Most people will feel outraged by these statements, and claim that they’re wrong, and must not be repeated.

A smaller number of people will claim that they are totally true, and it is crucial that they be shouted, to battle the forces of political correctness.

I’ve got friends in both these camps, and I understand and even respect where they are coming from.  But I try to avoid either approach.

These are all statements that I’m pretty sure are technically and factually true, but have a strong tendency to lead to some unhelpful and undesirable conclusions.  In the case of climate change, belief that the science is shaky can lead to not taking important and appropriate action.  In some of the other cases, belief in the statement is self-perpetuating, or hurtful and unfair on many individuals.

Logically, when a fact appears to imply a bad outcome, it doesn’t suddenly become untrue.  I am a lot more receptive to the argument that when stating a fact leads to a bad outcome, it shouldn’t be stated.  But, there is generally another option – we can work to clarify the logic, working to prevent the bad outcome.

By reminding people of the value in respecting the vast number of teenagers that don’t shoplift, or the many great gay parents (and their families) that are hurt by stereotypes.  By working to fight attitudes that limit people’s potential.  By showing how being more open-minded than limited facts might suggest, we will create a better world.

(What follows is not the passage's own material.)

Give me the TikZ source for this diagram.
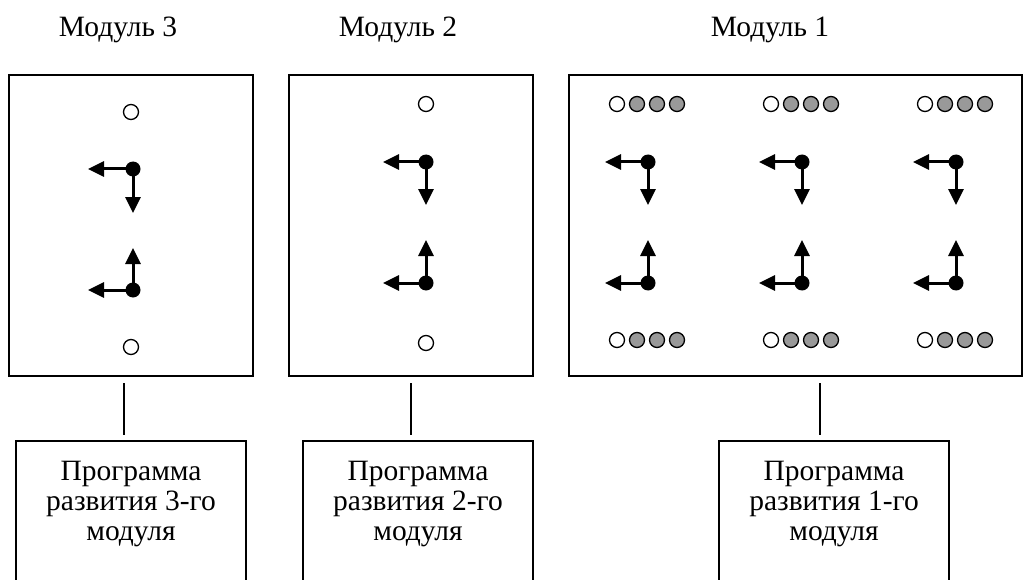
\documentclass[tikz,border=0pt]{standalone}
\usepackage{fontspec}
\setmainfont{Liberation Serif}
\usetikzlibrary{arrows.meta}
\tikzset{
  modbox/.style={draw, line width=2pt, inner sep=0pt, outer sep=0pt},
  progbox/.style={draw, line width=2pt, inner sep=0pt, outer sep=0pt, minimum width=230pt, minimum height=170pt, anchor=north},
  progtext/.style={align=center, font=\fontsize{29.5}{30}\selectfont, inner sep=0pt},
  lbl/.style={font=\fontsize{29.5}{30}\selectfont, anchor=base, inner sep=0pt},
  opn/.style={circle, draw, line width=1.3pt, fill=white, minimum size=15pt, inner sep=0pt},
  gry/.style={circle, draw, line width=1.3pt, fill=black!40, minimum size=15pt, inner sep=0pt},
  dot/.style={circle, fill=black, minimum size=15pt, inner sep=0pt},
  arr/.style={line width=3pt, -{Triangle[length=16pt,width=15pt]}},
  conn/.style={line width=1.6pt}
}
\begin{document}
\begin{tikzpicture}[x=1pt,y=-1pt]
\useasboundingbox (0,0) rectangle (1024,580);
\clip (0,0) rectangle (1024,580);
% labels
\node[lbl] (l3) at (118,37) {Модуль 3};
\node[lbl] (l2) at (398,37) {Модуль 2};
\node[lbl] (l1) at (770,37) {Модуль 1};
% module boxes
\node[modbox, minimum width=244pt, minimum height=301pt] (m3) at (131,225.5) {};
\node[modbox, minimum width=244pt, minimum height=301pt] (m2) at (411,225.5) {};
\node[modbox, minimum width=453pt, minimum height=301pt] (m1) at (795.5,225.5) {};
% program boxes
\node[progbox] (p3) at (131,441) {};
\node[progbox] (p2) at (418,441) {};
\node[progbox] (p1) at (834,441) {};
\node[progtext] (t3) at (131,504) {Программа\\развития 3-го\\модуля};
\node[progtext] (t2) at (418,504) {Программа\\развития 2-го\\модуля};
\node[progtext] (t1) at (834,504) {Программа\\развития 1-го\\модуля};
% connectors
\draw[conn, shorten <=7pt, shorten >=6pt] ([xshift=-7pt]m3.south) -- ([xshift=-7pt]m3.south |- p3.north);
\draw[conn, shorten <=7pt, shorten >=6pt] (m2.south) -- (m2.south |- p2.north);
\draw[conn, shorten <=7pt, shorten >=6pt] ([xshift=24.5pt]m1.south) -- ([xshift=24.5pt]m1.south |- p1.north);
% module 3 content
\node[opn] (o3a) at (131,112) {};
\node[opn] (o3b) at (131,347) {};
\node[dot] (d3a) at (133,169) {};
\node[dot] (d3b) at (133,290) {};
\coordinate (d3aL) at (88,169);
\coordinate (d3aD) at (133,213);
\coordinate (d3bL) at (88,290);
\coordinate (d3bU) at (133,248);
\draw[arr] (d3a.center) -- (d3aL);
\draw[arr] (d3a.center) -- (d3aD);
\draw[arr] (d3b.center) -- (d3bL);
\draw[arr] (d3b.center) -- (d3bU);
% module 2 content
\node[opn] (o2a) at (426,104) {};
\node[opn] (o2b) at (426,343) {};
\node[dot] (d2a) at (426,162) {};
\node[dot] (d2b) at (426,283) {};
\coordinate (d2aL) at (383,162);
\coordinate (d2aD) at (426,205);
\coordinate (d2bL) at (383,283);
\coordinate (d2bU) at (426,240);
\draw[arr] (d2a.center) -- (d2aL);
\draw[arr] (d2a.center) -- (d2aD);
\draw[arr] (d2b.center) -- (d2bL);
\draw[arr] (d2b.center) -- (d2bU);
% module 1 content
\foreach \k/\x in {1/648,2/802,3/956}{
  \foreach \r/\y in {a/104,b/340}{
    \node[opn] (o1\k\r) at (\x-31,\y) {};
    \node[gry] (g1\k\r1) at (\x-11,\y) {};
    \node[gry] (g1\k\r2) at (\x+9,\y) {};
    \node[gry] (g1\k\r3) at (\x+29,\y) {};
  }
  \node[dot] (d1\k a) at (\x,162) {};
  \node[dot] (d1\k b) at (\x,283) {};
  \coordinate (d1\k aL) at (\x-43,162);
  \coordinate (d1\k aD) at (\x,205);
  \coordinate (d1\k bL) at (\x-43,283);
  \coordinate (d1\k bU) at (\x,240);
  \draw[arr] (d1\k a.center) -- (d1\k aL);
  \draw[arr] (d1\k a.center) -- (d1\k aD);
  \draw[arr] (d1\k b.center) -- (d1\k bL);
  \draw[arr] (d1\k b.center) -- (d1\k bU);
}
\end{tikzpicture}
\end{document}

I realise that many of these sorts of unhelpful statements don’t need to be made, so I don’t tend to make them.  And I make a point of not engaging with internet trolls.  But faced with someone I respect that makes them these kinds of remarks, I will try not to shame them into silence (a sense of persecution never helps).  Instead, I try to engage with them respectfully, listening to what they have to say, but helping them see the other side of the story, and the harm that their statement can unintentionally cause.